(Source code of charts)

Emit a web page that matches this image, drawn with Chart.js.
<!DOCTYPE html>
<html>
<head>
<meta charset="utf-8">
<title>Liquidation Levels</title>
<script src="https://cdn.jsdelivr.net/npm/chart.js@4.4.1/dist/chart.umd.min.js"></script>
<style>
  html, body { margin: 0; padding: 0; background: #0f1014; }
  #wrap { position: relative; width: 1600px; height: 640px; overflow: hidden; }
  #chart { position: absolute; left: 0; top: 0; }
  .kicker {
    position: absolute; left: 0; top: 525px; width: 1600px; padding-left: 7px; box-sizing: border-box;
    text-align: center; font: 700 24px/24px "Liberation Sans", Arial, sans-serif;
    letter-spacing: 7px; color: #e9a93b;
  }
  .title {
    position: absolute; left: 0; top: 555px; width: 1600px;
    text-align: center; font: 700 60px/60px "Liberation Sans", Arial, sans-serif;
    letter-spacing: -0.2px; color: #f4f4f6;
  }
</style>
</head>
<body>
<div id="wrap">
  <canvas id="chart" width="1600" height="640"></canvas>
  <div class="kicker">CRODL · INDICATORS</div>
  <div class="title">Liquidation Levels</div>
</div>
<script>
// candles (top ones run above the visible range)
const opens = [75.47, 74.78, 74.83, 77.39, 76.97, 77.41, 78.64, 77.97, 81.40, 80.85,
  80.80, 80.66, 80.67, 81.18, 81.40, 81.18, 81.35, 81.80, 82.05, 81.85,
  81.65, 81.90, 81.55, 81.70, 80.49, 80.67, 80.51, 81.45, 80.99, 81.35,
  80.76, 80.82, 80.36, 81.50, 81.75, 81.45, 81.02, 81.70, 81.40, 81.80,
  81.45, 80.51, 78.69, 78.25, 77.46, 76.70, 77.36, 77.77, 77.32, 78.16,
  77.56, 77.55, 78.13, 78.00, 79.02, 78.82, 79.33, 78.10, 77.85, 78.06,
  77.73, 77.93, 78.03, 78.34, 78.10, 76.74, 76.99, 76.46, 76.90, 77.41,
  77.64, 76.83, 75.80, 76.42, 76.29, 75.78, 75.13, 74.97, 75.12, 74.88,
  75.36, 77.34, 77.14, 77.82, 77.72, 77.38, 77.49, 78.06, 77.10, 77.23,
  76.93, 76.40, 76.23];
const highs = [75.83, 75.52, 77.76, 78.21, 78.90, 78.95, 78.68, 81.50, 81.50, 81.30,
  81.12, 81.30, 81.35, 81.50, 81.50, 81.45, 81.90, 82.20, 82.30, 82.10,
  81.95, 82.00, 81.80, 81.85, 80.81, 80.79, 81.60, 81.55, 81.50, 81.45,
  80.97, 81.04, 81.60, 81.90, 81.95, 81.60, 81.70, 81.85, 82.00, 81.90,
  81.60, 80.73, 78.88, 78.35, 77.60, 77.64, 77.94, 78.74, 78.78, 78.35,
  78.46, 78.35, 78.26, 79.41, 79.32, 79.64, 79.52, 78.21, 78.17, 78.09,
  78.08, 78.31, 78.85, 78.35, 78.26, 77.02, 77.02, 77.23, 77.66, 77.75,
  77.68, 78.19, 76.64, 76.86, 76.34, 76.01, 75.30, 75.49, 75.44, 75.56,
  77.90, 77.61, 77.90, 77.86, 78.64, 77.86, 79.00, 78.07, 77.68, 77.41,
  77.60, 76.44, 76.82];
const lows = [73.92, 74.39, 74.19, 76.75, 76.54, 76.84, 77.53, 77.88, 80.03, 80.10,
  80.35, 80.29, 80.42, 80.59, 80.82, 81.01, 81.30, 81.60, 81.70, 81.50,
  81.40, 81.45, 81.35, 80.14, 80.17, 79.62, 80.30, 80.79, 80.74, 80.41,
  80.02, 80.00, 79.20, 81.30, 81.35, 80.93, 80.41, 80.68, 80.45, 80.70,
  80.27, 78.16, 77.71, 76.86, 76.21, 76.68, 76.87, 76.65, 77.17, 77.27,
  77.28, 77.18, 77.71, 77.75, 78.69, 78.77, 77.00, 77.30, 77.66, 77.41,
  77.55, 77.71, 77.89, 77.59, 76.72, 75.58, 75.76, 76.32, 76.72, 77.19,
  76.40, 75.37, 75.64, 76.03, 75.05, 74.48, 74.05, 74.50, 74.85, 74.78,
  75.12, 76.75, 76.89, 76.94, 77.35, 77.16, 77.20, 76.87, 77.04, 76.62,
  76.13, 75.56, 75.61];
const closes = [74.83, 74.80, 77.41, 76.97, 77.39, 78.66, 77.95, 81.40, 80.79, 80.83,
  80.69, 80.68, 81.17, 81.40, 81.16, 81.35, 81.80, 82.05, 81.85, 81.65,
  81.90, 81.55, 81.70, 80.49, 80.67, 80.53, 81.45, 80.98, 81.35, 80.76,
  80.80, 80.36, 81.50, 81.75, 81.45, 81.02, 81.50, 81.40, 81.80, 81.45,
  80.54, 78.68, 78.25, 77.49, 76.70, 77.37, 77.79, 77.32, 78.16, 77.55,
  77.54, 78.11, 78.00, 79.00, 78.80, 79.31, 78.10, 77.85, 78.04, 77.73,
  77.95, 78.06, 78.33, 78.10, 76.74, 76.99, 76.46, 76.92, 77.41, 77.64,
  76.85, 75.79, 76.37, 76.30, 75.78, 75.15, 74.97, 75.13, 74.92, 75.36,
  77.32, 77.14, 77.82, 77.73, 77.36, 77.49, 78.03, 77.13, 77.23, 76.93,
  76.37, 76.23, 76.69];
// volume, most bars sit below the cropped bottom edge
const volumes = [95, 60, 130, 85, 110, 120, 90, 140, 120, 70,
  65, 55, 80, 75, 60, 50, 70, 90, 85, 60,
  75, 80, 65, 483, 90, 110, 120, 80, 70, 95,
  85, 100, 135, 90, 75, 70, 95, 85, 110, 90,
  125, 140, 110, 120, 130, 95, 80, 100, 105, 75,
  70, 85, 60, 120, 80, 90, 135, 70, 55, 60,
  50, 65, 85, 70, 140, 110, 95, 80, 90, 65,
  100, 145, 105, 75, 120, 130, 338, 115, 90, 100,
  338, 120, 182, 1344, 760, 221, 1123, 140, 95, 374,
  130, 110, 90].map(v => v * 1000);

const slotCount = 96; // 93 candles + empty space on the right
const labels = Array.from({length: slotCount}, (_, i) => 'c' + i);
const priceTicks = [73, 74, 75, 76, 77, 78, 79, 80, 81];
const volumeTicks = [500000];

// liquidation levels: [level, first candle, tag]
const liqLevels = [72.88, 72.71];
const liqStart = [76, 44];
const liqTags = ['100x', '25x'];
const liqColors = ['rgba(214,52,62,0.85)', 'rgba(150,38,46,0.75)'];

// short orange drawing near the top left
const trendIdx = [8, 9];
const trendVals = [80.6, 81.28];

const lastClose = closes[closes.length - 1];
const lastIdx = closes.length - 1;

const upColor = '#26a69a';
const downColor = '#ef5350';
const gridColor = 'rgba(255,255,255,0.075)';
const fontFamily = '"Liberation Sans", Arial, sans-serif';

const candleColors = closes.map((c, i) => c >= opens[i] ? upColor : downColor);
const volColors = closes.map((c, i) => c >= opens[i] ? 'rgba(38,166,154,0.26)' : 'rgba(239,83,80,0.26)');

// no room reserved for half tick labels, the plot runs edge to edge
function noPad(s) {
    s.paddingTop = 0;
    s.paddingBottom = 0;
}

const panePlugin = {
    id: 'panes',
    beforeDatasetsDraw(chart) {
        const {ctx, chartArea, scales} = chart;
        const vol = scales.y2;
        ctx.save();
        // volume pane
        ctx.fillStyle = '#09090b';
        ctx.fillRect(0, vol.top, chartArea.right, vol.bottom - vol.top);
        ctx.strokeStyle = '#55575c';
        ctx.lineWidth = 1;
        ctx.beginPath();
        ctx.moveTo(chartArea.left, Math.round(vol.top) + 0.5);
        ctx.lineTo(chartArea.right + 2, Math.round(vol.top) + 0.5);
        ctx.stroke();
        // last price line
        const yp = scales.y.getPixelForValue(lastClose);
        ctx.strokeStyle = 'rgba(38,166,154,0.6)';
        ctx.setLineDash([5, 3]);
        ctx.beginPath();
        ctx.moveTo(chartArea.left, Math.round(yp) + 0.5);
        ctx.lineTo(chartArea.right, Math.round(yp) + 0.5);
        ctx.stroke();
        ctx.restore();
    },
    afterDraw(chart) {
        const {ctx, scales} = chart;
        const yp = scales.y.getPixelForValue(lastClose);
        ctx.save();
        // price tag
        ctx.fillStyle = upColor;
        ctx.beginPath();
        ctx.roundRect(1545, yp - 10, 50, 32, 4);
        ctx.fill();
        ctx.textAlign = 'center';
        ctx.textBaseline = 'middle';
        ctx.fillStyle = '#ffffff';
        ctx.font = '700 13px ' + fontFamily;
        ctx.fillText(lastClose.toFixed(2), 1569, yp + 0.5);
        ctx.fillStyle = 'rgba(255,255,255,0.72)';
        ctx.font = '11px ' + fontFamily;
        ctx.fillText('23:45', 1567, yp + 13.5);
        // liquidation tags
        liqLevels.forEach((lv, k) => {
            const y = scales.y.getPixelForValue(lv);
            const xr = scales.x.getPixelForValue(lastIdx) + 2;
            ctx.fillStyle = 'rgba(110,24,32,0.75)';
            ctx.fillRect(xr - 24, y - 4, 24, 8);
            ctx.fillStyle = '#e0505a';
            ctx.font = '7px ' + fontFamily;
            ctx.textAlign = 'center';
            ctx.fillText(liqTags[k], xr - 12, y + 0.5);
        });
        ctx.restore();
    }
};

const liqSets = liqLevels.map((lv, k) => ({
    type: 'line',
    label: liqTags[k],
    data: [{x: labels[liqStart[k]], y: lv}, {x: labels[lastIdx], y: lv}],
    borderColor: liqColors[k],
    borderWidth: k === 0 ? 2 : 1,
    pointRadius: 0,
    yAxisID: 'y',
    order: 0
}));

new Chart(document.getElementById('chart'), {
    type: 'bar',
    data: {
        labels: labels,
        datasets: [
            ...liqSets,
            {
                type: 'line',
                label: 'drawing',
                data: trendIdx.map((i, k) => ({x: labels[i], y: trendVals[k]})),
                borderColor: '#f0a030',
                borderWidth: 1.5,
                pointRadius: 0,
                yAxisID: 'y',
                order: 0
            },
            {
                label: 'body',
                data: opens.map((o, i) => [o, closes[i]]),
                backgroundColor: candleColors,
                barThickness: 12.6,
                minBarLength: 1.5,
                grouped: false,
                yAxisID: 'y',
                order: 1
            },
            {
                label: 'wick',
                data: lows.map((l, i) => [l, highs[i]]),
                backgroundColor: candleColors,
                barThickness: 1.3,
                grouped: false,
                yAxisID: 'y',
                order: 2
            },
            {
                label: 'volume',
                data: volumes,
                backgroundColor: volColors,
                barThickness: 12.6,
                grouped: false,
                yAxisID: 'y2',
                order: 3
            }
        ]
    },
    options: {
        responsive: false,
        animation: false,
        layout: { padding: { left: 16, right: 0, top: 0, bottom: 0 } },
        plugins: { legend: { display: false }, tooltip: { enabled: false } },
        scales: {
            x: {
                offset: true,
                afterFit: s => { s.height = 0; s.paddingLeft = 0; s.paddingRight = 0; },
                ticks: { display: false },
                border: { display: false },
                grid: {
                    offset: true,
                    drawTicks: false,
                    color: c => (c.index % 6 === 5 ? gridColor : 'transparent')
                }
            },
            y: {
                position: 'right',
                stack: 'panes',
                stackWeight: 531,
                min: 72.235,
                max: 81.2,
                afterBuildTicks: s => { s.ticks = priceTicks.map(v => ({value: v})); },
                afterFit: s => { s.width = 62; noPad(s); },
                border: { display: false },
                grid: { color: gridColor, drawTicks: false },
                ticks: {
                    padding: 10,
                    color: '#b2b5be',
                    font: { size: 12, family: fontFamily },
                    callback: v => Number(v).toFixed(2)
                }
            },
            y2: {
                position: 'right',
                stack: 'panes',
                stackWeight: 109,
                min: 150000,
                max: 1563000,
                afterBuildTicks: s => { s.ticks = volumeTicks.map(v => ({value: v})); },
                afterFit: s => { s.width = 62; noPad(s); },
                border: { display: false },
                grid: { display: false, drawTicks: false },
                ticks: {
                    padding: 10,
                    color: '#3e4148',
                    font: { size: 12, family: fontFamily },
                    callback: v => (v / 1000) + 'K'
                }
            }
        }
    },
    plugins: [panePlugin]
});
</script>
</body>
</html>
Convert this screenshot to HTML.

## [The problem]
All lines in the data that contain the word "this" should be copied.

## [The reply]
Emit a web page that matches this image, drawn with Chart.js.
Convert this screenshot to HTML.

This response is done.